Stated task:
Please quote the material exactly, every line of it.

Data extract:
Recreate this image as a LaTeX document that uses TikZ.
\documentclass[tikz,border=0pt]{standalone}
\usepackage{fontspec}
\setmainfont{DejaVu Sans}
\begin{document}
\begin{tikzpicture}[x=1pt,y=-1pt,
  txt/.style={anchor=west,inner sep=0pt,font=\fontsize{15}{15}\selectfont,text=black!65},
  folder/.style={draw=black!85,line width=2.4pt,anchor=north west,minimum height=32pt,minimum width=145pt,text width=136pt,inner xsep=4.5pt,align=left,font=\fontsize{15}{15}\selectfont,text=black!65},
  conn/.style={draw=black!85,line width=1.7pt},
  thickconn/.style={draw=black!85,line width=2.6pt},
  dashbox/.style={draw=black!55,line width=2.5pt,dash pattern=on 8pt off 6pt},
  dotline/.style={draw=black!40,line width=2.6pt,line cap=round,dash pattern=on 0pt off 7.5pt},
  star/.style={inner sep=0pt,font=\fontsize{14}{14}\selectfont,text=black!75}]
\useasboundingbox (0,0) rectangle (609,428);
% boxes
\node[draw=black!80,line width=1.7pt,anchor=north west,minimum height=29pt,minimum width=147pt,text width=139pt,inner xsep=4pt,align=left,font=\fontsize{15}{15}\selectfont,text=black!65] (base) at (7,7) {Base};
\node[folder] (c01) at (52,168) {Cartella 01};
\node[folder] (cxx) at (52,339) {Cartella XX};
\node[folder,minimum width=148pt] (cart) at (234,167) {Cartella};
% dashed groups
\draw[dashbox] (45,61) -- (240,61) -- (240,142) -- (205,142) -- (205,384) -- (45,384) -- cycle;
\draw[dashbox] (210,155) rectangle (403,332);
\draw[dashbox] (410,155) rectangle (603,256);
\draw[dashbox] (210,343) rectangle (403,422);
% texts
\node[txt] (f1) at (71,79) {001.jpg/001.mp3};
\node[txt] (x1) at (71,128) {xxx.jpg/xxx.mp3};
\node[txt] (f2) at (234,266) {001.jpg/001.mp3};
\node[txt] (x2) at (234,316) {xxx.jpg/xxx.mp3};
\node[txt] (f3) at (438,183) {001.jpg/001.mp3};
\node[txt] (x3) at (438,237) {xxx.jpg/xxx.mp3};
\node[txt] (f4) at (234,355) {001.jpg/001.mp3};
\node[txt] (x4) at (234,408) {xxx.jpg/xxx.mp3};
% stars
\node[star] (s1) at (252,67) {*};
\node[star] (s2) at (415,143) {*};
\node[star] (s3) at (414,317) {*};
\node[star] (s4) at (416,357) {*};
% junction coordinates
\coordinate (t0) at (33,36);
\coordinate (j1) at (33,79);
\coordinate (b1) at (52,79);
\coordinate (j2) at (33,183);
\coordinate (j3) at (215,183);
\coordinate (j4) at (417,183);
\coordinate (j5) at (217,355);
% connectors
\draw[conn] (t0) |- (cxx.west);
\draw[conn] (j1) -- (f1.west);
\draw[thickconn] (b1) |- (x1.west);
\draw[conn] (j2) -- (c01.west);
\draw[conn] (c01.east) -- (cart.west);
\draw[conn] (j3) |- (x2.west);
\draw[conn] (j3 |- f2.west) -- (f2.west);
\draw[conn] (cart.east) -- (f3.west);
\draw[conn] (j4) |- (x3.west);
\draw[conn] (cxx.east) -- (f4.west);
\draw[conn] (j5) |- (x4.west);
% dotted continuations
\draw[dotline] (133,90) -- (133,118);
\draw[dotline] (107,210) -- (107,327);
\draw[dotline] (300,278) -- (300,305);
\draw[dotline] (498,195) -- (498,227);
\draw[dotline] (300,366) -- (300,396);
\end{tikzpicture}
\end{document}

Finished exercise:
Recreate this image as a LaTeX document that uses TikZ.
\documentclass[tikz,border=0pt]{standalone}
\usepackage{fontspec}
\setmainfont{DejaVu Sans}
\begin{document}
\begin{tikzpicture}[x=1pt,y=-1pt,
  txt/.style={anchor=west,inner sep=0pt,font=\fontsize{15}{15}\selectfont,text=black!65},
  folder/.style={draw=black!85,line width=2.4pt,anchor=north west,minimum height=32pt,minimum width=145pt,text width=136pt,inner xsep=4.5pt,align=left,font=\fontsize{15}{15}\selectfont,text=black!65},
  conn/.style={draw=black!85,line width=1.7pt},
  thickconn/.style={draw=black!85,line width=2.6pt},
  dashbox/.style={draw=black!55,line width=2.5pt,dash pattern=on 8pt off 6pt},
  dotline/.style={draw=black!40,line width=2.6pt,line cap=round,dash pattern=on 0pt off 7.5pt},
  star/.style={inner sep=0pt,font=\fontsize{14}{14}\selectfont,text=black!75}]
\useasboundingbox (0,0) rectangle (609,428);
% boxes
\node[draw=black!80,line width=1.7pt,anchor=north west,minimum height=29pt,minimum width=147pt,text width=139pt,inner xsep=4pt,align=left,font=\fontsize{15}{15}\selectfont,text=black!65] (base) at (7,7) {Base};
\node[folder] (c01) at (52,168) {Cartella 01};
\node[folder] (cxx) at (52,339) {Cartella XX};
\node[folder,minimum width=148pt] (cart) at (234,167) {Cartella};
% dashed groups
\draw[dashbox] (45,61) -- (240,61) -- (240,142) -- (205,142) -- (205,384) -- (45,384) -- cycle;
\draw[dashbox] (210,155) rectangle (403,332);
\draw[dashbox] (410,155) rectangle (603,256);
\draw[dashbox] (210,343) rectangle (403,422);
% texts
\node[txt] (f1) at (71,79) {001.jpg/001.mp3};
\node[txt] (x1) at (71,128) {xxx.jpg/xxx.mp3};
\node[txt] (f2) at (234,266) {001.jpg/001.mp3};
\node[txt] (x2) at (234,316) {xxx.jpg/xxx.mp3};
\node[txt] (f3) at (438,183) {001.jpg/001.mp3};
\node[txt] (x3) at (438,237) {xxx.jpg/xxx.mp3};
\node[txt] (f4) at (234,355) {001.jpg/001.mp3};
\node[txt] (x4) at (234,408) {xxx.jpg/xxx.mp3};
% stars
\node[star] (s1) at (252,67) {*};
\node[star] (s2) at (415,143) {*};
\node[star] (s3) at (414,317) {*};
\node[star] (s4) at (416,357) {*};
% junction coordinates
\coordinate (t0) at (33,36);
\coordinate (j1) at (33,79);
\coordinate (b1) at (52,79);
\coordinate (j2) at (33,183);
\coordinate (j3) at (215,183);
\coordinate (j4) at (417,183);
\coordinate (j5) at (217,355);
% connectors
\draw[conn] (t0) |- (cxx.west);
\draw[conn] (j1) -- (f1.west);
\draw[thickconn] (b1) |- (x1.west);
\draw[conn] (j2) -- (c01.west);
\draw[conn] (c01.east) -- (cart.west);
\draw[conn] (j3) |- (x2.west);
\draw[conn] (j3 |- f2.west) -- (f2.west);
\draw[conn] (cart.east) -- (f3.west);
\draw[conn] (j4) |- (x3.west);
\draw[conn] (cxx.east) -- (f4.west);
\draw[conn] (j5) |- (x4.west);
% dotted continuations
\draw[dotline] (133,90) -- (133,118);
\draw[dotline] (107,210) -- (107,327);
\draw[dotline] (300,278) -- (300,305);
\draw[dotline] (498,195) -- (498,227);
\draw[dotline] (300,366) -- (300,396);
\end{tikzpicture}
\end{document}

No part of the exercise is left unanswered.